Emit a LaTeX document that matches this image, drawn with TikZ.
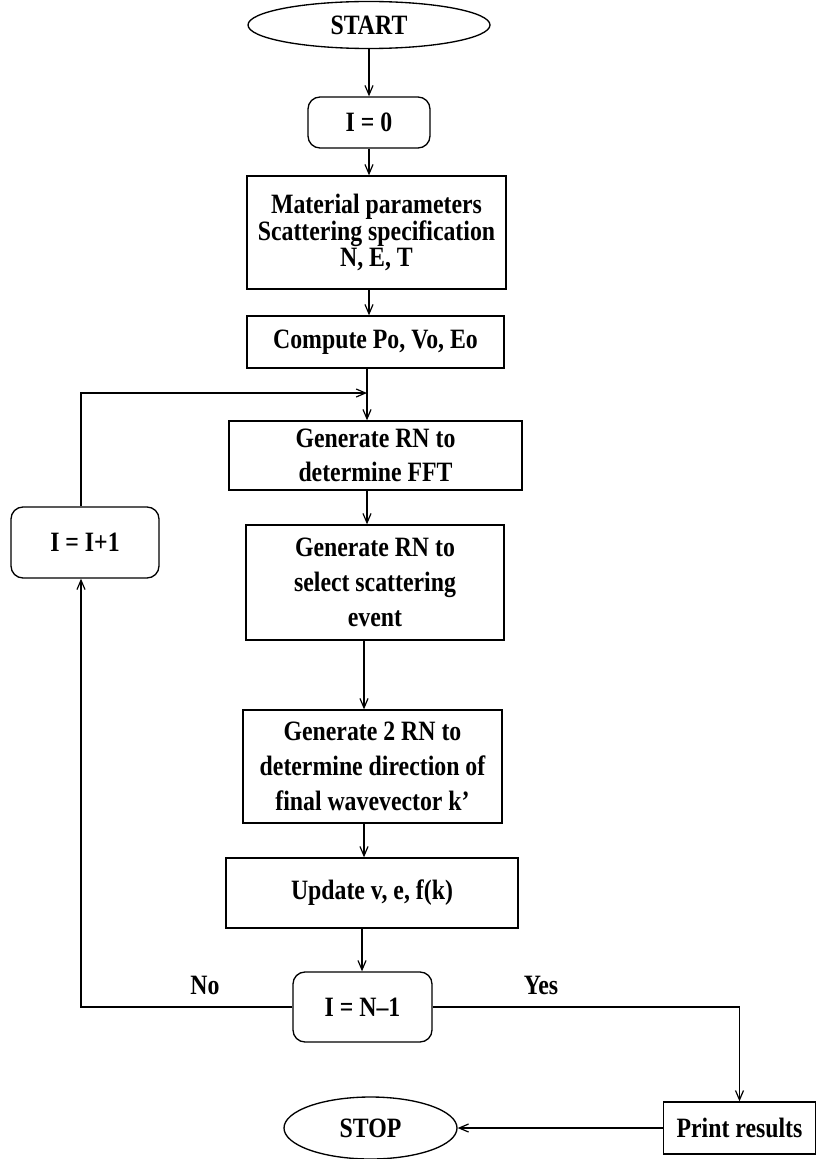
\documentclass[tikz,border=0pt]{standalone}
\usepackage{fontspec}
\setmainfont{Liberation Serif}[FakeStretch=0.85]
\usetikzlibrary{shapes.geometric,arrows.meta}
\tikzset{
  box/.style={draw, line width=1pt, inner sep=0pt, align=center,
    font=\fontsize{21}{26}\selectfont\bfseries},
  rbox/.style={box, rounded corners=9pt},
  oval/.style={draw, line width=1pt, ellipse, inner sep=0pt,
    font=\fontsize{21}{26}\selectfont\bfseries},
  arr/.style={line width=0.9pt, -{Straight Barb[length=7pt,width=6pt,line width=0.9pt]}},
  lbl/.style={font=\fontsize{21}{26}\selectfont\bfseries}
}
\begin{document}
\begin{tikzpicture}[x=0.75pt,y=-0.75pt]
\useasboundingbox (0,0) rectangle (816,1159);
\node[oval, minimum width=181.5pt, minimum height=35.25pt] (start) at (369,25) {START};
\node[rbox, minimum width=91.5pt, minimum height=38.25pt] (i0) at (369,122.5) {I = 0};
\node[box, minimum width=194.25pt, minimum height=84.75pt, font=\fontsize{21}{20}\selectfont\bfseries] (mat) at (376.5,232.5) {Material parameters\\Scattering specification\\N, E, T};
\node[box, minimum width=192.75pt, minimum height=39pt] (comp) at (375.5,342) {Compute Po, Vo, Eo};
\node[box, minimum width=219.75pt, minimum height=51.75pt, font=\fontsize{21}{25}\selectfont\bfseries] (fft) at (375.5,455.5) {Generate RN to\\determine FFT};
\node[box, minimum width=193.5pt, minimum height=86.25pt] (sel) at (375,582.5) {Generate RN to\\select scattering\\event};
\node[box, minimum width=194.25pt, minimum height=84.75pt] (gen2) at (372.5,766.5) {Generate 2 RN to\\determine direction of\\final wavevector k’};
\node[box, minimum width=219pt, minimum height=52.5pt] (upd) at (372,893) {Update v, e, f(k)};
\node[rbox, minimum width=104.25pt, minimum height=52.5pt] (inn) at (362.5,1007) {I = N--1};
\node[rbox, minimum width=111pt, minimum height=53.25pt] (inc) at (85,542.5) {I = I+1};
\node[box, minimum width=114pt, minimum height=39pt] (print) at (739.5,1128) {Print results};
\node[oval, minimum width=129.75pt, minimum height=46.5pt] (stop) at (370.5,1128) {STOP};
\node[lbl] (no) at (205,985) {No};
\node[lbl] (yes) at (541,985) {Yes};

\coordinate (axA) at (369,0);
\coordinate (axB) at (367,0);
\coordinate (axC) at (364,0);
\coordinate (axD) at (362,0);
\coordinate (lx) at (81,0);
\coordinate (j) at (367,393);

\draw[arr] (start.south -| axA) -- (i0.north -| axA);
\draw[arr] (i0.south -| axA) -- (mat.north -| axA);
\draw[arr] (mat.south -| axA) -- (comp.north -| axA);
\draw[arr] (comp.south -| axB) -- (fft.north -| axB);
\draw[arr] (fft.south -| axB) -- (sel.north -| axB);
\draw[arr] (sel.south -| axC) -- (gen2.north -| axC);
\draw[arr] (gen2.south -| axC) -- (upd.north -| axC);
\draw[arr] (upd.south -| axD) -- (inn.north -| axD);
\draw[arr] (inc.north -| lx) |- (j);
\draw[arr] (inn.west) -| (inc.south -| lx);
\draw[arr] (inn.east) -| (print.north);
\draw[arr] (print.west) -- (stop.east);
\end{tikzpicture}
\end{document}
###
From the material above, copy everything exactly but the pictures.

● **FULL OUTPUT**
Emit a LaTeX document that matches this image, drawn with TikZ.
\documentclass[tikz,border=0pt]{standalone}
\usepackage{fontspec}
\setmainfont{Liberation Serif}[FakeStretch=0.85]
\usetikzlibrary{shapes.geometric,arrows.meta}
\tikzset{
  box/.style={draw, line width=1pt, inner sep=0pt, align=center,
    font=\fontsize{21}{26}\selectfont\bfseries},
  rbox/.style={box, rounded corners=9pt},
  oval/.style={draw, line width=1pt, ellipse, inner sep=0pt,
    font=\fontsize{21}{26}\selectfont\bfseries},
  arr/.style={line width=0.9pt, -{Straight Barb[length=7pt,width=6pt,line width=0.9pt]}},
  lbl/.style={font=\fontsize{21}{26}\selectfont\bfseries}
}
\begin{document}
\begin{tikzpicture}[x=0.75pt,y=-0.75pt]
\useasboundingbox (0,0) rectangle (816,1159);
\node[oval, minimum width=181.5pt, minimum height=35.25pt] (start) at (369,25) {START};
\node[rbox, minimum width=91.5pt, minimum height=38.25pt] (i0) at (369,122.5) {I = 0};
\node[box, minimum width=194.25pt, minimum height=84.75pt, font=\fontsize{21}{20}\selectfont\bfseries] (mat) at (376.5,232.5) {Material parameters\\Scattering specification\\N, E, T};
\node[box, minimum width=192.75pt, minimum height=39pt] (comp) at (375.5,342) {Compute Po, Vo, Eo};
\node[box, minimum width=219.75pt, minimum height=51.75pt, font=\fontsize{21}{25}\selectfont\bfseries] (fft) at (375.5,455.5) {Generate RN to\\determine FFT};
\node[box, minimum width=193.5pt, minimum height=86.25pt] (sel) at (375,582.5) {Generate RN to\\select scattering\\event};
\node[box, minimum width=194.25pt, minimum height=84.75pt] (gen2) at (372.5,766.5) {Generate 2 RN to\\determine direction of\\final wavevector k’};
\node[box, minimum width=219pt, minimum height=52.5pt] (upd) at (372,893) {Update v, e, f(k)};
\node[rbox, minimum width=104.25pt, minimum height=52.5pt] (inn) at (362.5,1007) {I = N--1};
\node[rbox, minimum width=111pt, minimum height=53.25pt] (inc) at (85,542.5) {I = I+1};
\node[box, minimum width=114pt, minimum height=39pt] (print) at (739.5,1128) {Print results};
\node[oval, minimum width=129.75pt, minimum height=46.5pt] (stop) at (370.5,1128) {STOP};
\node[lbl] (no) at (205,985) {No};
\node[lbl] (yes) at (541,985) {Yes};

\coordinate (axA) at (369,0);
\coordinate (axB) at (367,0);
\coordinate (axC) at (364,0);
\coordinate (axD) at (362,0);
\coordinate (lx) at (81,0);
\coordinate (j) at (367,393);

\draw[arr] (start.south -| axA) -- (i0.north -| axA);
\draw[arr] (i0.south -| axA) -- (mat.north -| axA);
\draw[arr] (mat.south -| axA) -- (comp.north -| axA);
\draw[arr] (comp.south -| axB) -- (fft.north -| axB);
\draw[arr] (fft.south -| axB) -- (sel.north -| axB);
\draw[arr] (sel.south -| axC) -- (gen2.north -| axC);
\draw[arr] (gen2.south -| axC) -- (upd.north -| axC);
\draw[arr] (upd.south -| axD) -- (inn.north -| axD);
\draw[arr] (inc.north -| lx) |- (j);
\draw[arr] (inn.west) -| (inc.south -| lx);
\draw[arr] (inn.east) -| (print.north);
\draw[arr] (print.west) -- (stop.east);
\end{tikzpicture}
\end{document}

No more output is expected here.